LIFF27 - Expedition To The End Of The World - Cinema Review

'be prepared for a heady mix of borderline boring, categorically pretentious conversations on our place in the universe and the state of the human race, spattered in between the predictably lovely photography'

During the early set-up to Expedition To The End Of The World, one of the 'artists' on a journey to the undiscovered waters of Greenland's North, in the company of some scientists, trips and accidentally discharges the gun he is carrying into the air. At this moment and a handful of others, it is possible to sit and wonder whether you are watching a Mockumentary of This Is Spinal Tap proportions, or something more 'real', complete with real levels of klutz.

In several segments, the artists who make up half of the crew appear to be setup to become the laughing stock of the journey but then, the scientists eventually don't fare much better either. One wears a distinctly un-scientific t-shirt which reads, and I'm paraphrasing here, 'Fuck everything and become a pirate', whilst another spends a spectacularly long time preparing a research fishing net, only to catch nothing whatsoever, before proceeding to destroy his boatplane.

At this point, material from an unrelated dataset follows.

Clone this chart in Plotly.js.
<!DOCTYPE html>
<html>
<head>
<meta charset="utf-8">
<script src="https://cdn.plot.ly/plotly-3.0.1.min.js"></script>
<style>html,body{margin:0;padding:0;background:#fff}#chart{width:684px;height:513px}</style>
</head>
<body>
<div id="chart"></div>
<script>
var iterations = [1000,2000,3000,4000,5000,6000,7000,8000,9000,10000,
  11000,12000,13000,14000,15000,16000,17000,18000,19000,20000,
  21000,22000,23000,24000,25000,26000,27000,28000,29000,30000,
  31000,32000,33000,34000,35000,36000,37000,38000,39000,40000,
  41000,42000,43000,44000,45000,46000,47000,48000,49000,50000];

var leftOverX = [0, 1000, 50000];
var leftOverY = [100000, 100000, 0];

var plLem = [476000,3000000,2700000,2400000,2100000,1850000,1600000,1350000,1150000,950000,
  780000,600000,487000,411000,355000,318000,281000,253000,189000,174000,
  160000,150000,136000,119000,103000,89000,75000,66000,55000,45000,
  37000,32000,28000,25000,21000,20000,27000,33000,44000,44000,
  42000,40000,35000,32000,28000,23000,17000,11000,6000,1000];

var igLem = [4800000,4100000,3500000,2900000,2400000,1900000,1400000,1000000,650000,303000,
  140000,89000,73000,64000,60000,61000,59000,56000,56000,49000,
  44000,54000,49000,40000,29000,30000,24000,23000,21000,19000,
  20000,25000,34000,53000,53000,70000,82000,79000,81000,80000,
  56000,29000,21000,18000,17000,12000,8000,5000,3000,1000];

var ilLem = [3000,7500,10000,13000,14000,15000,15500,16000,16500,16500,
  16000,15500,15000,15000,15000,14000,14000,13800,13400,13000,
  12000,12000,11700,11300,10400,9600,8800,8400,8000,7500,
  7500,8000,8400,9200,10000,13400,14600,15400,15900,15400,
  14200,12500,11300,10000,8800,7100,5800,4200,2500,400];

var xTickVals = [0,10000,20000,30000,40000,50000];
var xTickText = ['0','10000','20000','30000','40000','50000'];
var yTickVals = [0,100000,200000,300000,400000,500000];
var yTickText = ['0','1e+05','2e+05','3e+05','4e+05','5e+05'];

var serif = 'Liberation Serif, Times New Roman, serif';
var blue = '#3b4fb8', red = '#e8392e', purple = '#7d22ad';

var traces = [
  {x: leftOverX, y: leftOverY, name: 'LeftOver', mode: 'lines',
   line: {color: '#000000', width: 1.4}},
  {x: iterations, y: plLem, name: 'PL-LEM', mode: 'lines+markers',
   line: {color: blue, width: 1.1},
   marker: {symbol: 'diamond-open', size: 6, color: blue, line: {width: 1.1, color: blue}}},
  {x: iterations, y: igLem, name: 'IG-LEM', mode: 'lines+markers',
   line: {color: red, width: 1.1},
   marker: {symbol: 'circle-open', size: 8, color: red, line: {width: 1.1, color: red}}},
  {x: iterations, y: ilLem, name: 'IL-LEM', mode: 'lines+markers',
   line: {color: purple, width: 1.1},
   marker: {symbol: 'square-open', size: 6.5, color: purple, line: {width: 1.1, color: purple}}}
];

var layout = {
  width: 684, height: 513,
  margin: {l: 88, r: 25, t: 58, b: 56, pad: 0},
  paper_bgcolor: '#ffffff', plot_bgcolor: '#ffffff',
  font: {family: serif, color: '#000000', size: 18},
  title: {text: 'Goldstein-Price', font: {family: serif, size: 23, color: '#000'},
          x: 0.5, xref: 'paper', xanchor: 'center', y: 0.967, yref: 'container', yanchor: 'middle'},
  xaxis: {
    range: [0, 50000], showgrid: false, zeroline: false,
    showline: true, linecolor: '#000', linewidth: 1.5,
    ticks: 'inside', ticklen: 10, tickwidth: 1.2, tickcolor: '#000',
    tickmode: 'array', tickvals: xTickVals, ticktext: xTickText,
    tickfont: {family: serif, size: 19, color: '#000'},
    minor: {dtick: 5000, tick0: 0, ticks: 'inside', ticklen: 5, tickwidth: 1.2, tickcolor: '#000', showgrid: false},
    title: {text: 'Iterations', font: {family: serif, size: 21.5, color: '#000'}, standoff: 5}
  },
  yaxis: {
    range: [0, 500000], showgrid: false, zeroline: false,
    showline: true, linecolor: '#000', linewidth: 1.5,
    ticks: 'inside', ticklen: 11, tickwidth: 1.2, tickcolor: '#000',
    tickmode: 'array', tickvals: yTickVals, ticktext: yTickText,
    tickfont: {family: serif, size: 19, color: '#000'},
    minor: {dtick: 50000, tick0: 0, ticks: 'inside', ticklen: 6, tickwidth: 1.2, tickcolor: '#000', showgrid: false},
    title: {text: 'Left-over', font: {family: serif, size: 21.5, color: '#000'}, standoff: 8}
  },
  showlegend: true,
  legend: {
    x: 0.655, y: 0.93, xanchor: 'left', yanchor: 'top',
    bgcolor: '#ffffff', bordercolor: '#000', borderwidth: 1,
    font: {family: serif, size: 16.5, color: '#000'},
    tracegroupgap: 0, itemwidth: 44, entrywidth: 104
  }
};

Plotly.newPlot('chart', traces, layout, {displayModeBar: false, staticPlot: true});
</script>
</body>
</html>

If that sounds like fun then be prepared for a heady mix of borderline boring, categorically pretentious conversations on our place in the universe and the state of the human race, spattered in between the predictably lovely photography and the occasional pratfalling. Director Daniel Dencik talks of similar concerns in the festival guide, leaving you wondering how much input he had to the scientist's discussions, if this is indeed a 'real' documentary. If that's the case then perhaps he would have been better served letting these obviously very clever people talk about whatever they wanted to: the frozen waters they're exploring, for example.

The confusion this engenders around how much of the film is entirely staged, how much is setup by Dencik and how much is actual document of real happenings should really take a back seat though to the fact that, no matter which of those options are true, the muddle between them leads to a pretty un-engaging film.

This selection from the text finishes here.